For the year ended Dec. 31, 2002, Partner Re’s operating earnings were $187 million or $3.60 per share on a fully diluted basis, while its net premiums written reached $2.7 billion, an increase of 45 percent from 2001. Net income for the year was $190.3 million, or $3.28 per share (after deduction of preferred dividends), which included net after-tax realized investment losses of $16.7 million.
In 2001 Partner Re posted a $222.4 million or $4.44 per share operating loss, and net losses of $160.5 million or $3.60 per share after net realized investment gains of $14.1 million after tax and what it termed “the positive cumulative effect of adopting FAS 133 of $27.8 million.”
President & CEO Patrick Thiele, commented, “We had an excellent fourth quarter to finish 2002. Overall it was a good year, with calendar year ROE of 12.5 percent, and book value per share growth of 17 percent.

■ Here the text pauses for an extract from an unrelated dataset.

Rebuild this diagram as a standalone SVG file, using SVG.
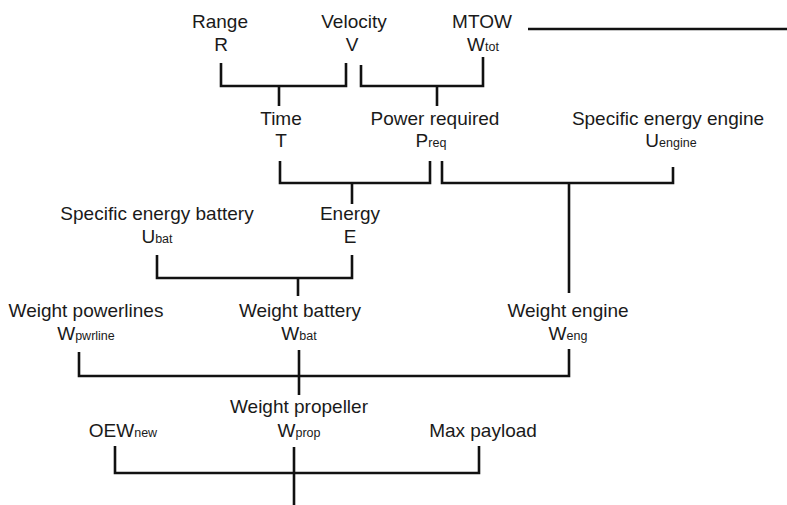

Premium growth of 45 percent was driven by excellent pricing conditions in most of our markets.”
The bulletin noted that “results for 2001 were impacted by a loss of $400 million, or $8.01 per diluted share after tax, as a result of the terrorist attack of Sept. 11.” It indicated that developments in the fourth quarter of 2002 seemed to reflect “a return to a more normalized level of profitability given current market conditions, while results in the fourth quarter of 2001 were impacted by a $47.3 million pre-tax loss ($0.60 per diluted share after tax) relating to the Company’s exposure to Enron Corp., as well as unusually high frequency of large losses in Europe.”
Partner Re reaffirmed its expectations of achieving a return on equity in excess of 17 percent in 2003.